Lascia stupefatti osservare come su una cinquantina di interventi, concepiti tra il 2011 e oggi, non ci sia mai stata una volta, una sola volta, in cui il pensiero di Recalcati non si sia sintonizzato con quello del suo partito politico di riferimento, come se invece che da un cervello senziente ogni testo fosse stato elaborato da un generatore automatico di pensieri, formattato in modo da poter concepire solo una versione della realtà, con l’aggiunta un Lacan un tanto al kilo, un Freud Q.B., un cucchiaio raso di Nietzsche.

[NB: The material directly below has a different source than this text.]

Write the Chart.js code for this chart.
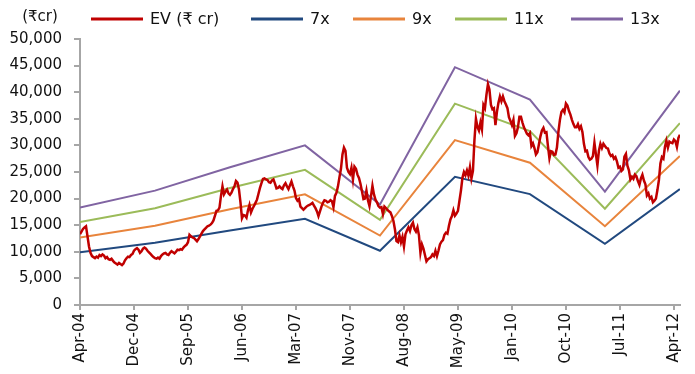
<!DOCTYPE html>
<html>
<head>
<meta charset="utf-8">
<script src="https://cdn.jsdelivr.net/npm/chart.js@4"></script>
<style>
  html, body { margin: 0; padding: 0; background: #ffffff; }
  canvas { display: block; }
</style>
</head>
<body>
<canvas id="evChart" width="695" height="374"></canvas>
<script>
const FONT = '"DejaVu Sans", "Noto Sans", sans-serif';
const TEXT_COLOR = '#111111';
const AXIS_COLOR = '#a6a6a6';

// x axis runs in trading sessions from Apr-04; a label every 180 sessions
const tickLabels = ['Apr-04', 'Dec-04', 'Sep-05', 'Jun-06', 'Mar-07', 'Nov-07',
                    'Aug-08', 'May-09', 'Jan-10', 'Oct-10', 'Jul-11', 'Apr-12'];
const TICK_STEP = 180;
const LAST_SESSION = 2000;

// enterprise value (Rs cr), one reading every 5 sessions
const EV_STEP = 5;
const evValues = [
  13300,13800,14300,14600,14800,12900,11000,9800,9200,9000,
  8800,9100,8900,9400,9200,9500,9300,8800,9000,8600,
  8500,8700,8300,8000,7800,7600,7900,7700,7500,7800,
  8400,8800,9100,9000,9400,9600,10200,10500,10700,10400,
  9800,10100,10600,10800,10600,10200,9900,9600,9300,9000,
  8800,8700,8900,8700,9200,9500,9700,9800,9500,9400,
  9800,10100,9900,9700,10000,10400,10300,10500,10400,10800,
  11100,11300,11800,13200,12900,12700,12600,12300,12000,12400,
  12900,13400,13900,14200,14500,14800,14900,15100,15400,15900,
  16800,17700,17800,18300,20500,22300,20800,21300,21700,21000,
  20700,21100,21800,22300,23300,23000,21700,19300,16300,16900,
  16800,16400,17800,18800,17400,18100,18600,19200,19800,20900,
  22000,22900,23700,23800,23600,23500,23100,23000,23400,23600,
  22800,21900,22000,22300,
  22000,21800,22500,22900,22300,21800,22500,23200,22300,21500,
  20100,19600,19900,18500,18200,17900,18200,18500,18700,18800,
  19000,19200,18700,18200,17600,16700,17600,18500,19200,19700,
  19600,19300,19400,19700,19500,18400,20500,21100,22300,24000,
  25600,28300,29600,29000,25800,25000,24600,25800,23600,26000,
  25600,24500,23900,22800,21400,19900,20000,21500,19700,18600,
  20400,22400,20800,19800,19300,18600,18300,18400,17100,18500,
  18200,17900,17600,17400,16700,15800,14200,12000,11800,13100,
  11800,12800,11000,13300,14000,14600,13900,15000,15500,14300,
  13800,14600,13100,9800,11400,10600,9400,8200,8600,8800,
  9000,9500,9200,10200,9200,10200,11400,11900,12200,13200,
  13600,13400,14900,16100,16700,17800,16800,17200,17700,19600,
  21500,23900,25000,24400,25300,24300,25900,23800,25200,31000,
  35000,33500,32800,34300,33000,
  37600,37000,39500,41500,40500,37600,36800,37000,33800,36300,
  38000,39200,38300,39200,38300,37700,37000,35300,34600,33800,
  34800,31800,32300,33400,35400,35400,34300,33400,32800,32200,
  31900,32300,29900,30400,29500,28300,28700,30200,31700,32800,
  33300,32400,32500,29900,27600,28900,28800,28200,28300,29600,
  32600,34800,36300,36700,36200,37900,37500,36500,35800,34800,
  34000,33400,33400,34000,33100,33600,32500,30300,28900,29000,
  27800,27300,27500,28000,30500,28300,26200,29000,30300,29500,
  30300,29900,29500,29400,28500,28000,28200,27500,27800,27000,
  25800,26000,25200,25500,27900,28400,26200,25300,23600,24100,
  23700,24500,24200,23300,22600,23800,24500,23400,22700,20600,
  21000,20000,20300,19300,19600,20000,21600,23500,26600,27800,
  27500,29700,30900,29600,30700,30500,30400,31100,30800,29700,
  31400,32000
];

// EV/EBITDA band lines, anchored at year ends (sessions from Apr-04)
const bandDays = [0, 250, 500, 750, 1000, 1250, 1500, 1750, 2000];
const band7x  = [9900, 11700, 14000, 16200, 10200, 24100, 20850, 11500, 21800];
const band9x  = [12700, 14900, 18000, 20800, 13050, 31000, 26750, 14800, 28000];
const band11x = [15600, 18200, 22000, 25400, 16000, 37850, 32700, 18100, 34200];
const band13x = [18300, 21500, 25900, 30000, 18900, 44700, 38600, 21300, 40300];

const seriesNames = ['EV (\u20b9 cr)', '7x', '9x', '11x', '13x'];
const seriesColors = ['#c00000', '#21497f', '#e8843c', '#9bbb59', '#8064a2'];
const unitLabel = '(\u20b9cr)';

const evPoints = evValues.map((v, i) => ({ x: i * EV_STEP, y: v }));
const bandPoints = vals => bandDays.map((d, k) => ({ x: d, y: vals[k] }));

function lineSet(k, data, width) {
  return {
    label: seriesNames[k],
    data: data,
    borderColor: seriesColors[k],
    backgroundColor: seriesColors[k],
    borderWidth: width,
    pointRadius: 0,
    tension: 0,
    fill: false
  };
}

// legend row and unit caption drawn across the top
const LEGEND_X = [91, 251, 353, 455, 571];
const topLegend = {
  id: 'topLegend',
  afterDraw(chart) {
    const ctx = chart.ctx;
    ctx.save();
    ctx.font = '16px ' + FONT;
    ctx.textBaseline = 'middle';
    ctx.textAlign = 'left';
    const y = 19;
    chart.data.datasets.forEach((ds, k) => {
      const x = LEGEND_X[k];
      ctx.strokeStyle = ds.borderColor;
      ctx.lineWidth = 3;
      ctx.beginPath();
      ctx.moveTo(x, y);
      ctx.lineTo(x + 52, y);
      ctx.stroke();
      ctx.fillStyle = TEXT_COLOR;
      ctx.fillText(ds.label, x + 59, y + 1);
    });
    ctx.font = '15px ' + FONT;
    ctx.textAlign = 'center';
    ctx.fillStyle = TEXT_COLOR;
    ctx.fillText(unitLabel, 40, 17);
    ctx.restore();
  }
};

new Chart(document.getElementById('evChart'), {
  type: 'line',
  data: {
    datasets: [
      lineSet(0, evPoints, 2.5),
      lineSet(1, bandPoints(band7x), 2),
      lineSet(2, bandPoints(band9x), 2),
      lineSet(3, bandPoints(band11x), 2),
      lineSet(4, bandPoints(band13x), 2)
    ]
  },
  options: {
    responsive: false,
    animation: false,
    layout: { padding: { top: 39, right: 9, left: 0, bottom: 0 } },
    plugins: {
      legend: { display: false },
      tooltip: { enabled: false }
    },
    scales: {
      x: {
        type: 'linear',
        min: 0,
        max: LAST_SESSION,
        afterBuildTicks(scale) {
          scale.ticks = tickLabels.map((_, k) => ({ value: k * TICK_STEP }));
        },
        afterFit(scale) { scale.height = 69; },
        ticks: {
          autoSkip: false,
          minRotation: 90,
          maxRotation: 90,
          padding: 3,
          color: TEXT_COLOR,
          font: { family: FONT, size: 15 },
          callback: v => tickLabels[Math.round(v / TICK_STEP)] || ''
        },
        grid: {
          display: true,
          drawOnChartArea: false,
          drawTicks: true,
          tickLength: 5,
          color: AXIS_COLOR,
          lineWidth: 2
        },
        border: { display: true, color: AXIS_COLOR, width: 2 }
      },
      y: {
        min: 0,
        max: 50000,
        afterFit(scale) { scale.width = 80; },
        ticks: {
          stepSize: 5000,
          padding: 12,
          color: TEXT_COLOR,
          font: { family: FONT, size: 15 },
          callback: v => v.toLocaleString('en-US')
        },
        grid: {
          display: true,
          drawOnChartArea: false,
          drawTicks: true,
          tickLength: 6,
          color: AXIS_COLOR,
          lineWidth: 2
        },
        border: { display: true, color: AXIS_COLOR, width: 2 }
      }
    }
  },
  plugins: [topLegend]
});
</script>
</body>
</html>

Sulla guerra in Ucraina se la prende coi pacifisti; Trump è il male assoluto; Mattarella “un simbolo per le nuove generazioni”; Zelenskij un leader illuminato armato solo “della forza della nuda fede”. E poi le tirate contro Putin “il dittatore” e il patriarcato, quelle a difesa della meritocrazia, della scuola pubblica, delle donne. Tutto giusto, tutto condivisibile, come quei condomini anziani che incontri in ascensore quando fa caldo e ti dicono “che caldo” e poi sei mesi dopo li incontri quando fa freddo e ti dicono “che freddo”: ecco, Recalcati in forma scritta fa quell’effetto lì, solo che invece di dirtelo gratuitamente in un ascensore te lo dice in un libro.
Mi permetto allora un consiglio commerciale all’editore: 20 euro per una raccolta cartacea di vecchi articoli, basati su tesi ascoltate migliaia di volte, mi sembrano un po’ troppi; forse conviene far uscire l’audiolibro e pubblicizzarlo come alternativa sicura alla melatonina, perché il potenziale di “A pugni chiusi” come ninna nanna per democratici adulti insonni pare invece notevole.
In conclusione, però, vorrei cogliere l’occasione per rivolgermi direttamente a lui, allo psicanalista Massimo Recalcati. Devo confessarle che leggendo il suo libro ho sperimentato un forte episodio di dissociazione mentale: più percepivo la sua ansia di lisciare il pelo al suo pubblico (e ai suoi editori) di riferimento, di non dire nulla, neppure un aggettivo che potesse essere percepito come vagamente controverso, più mi è parso di tornare indietro nel tempo e di ritrovarmi adolescente, sul divano di casa dei miei a guardare un varietà condotto da Pippo Baudo. Il trauma è stato talmente intenso, professore, che ora i suoi lineamenti si sovrappongono nel mio inconscio a quelli del presentatore di Militello. Che significa questo, secondo lei? È grave? Pensa sia reversibile? Le sarei grata se potesse dirmi cosa ne pensa durante un consulto. Ovviamente dal vivo.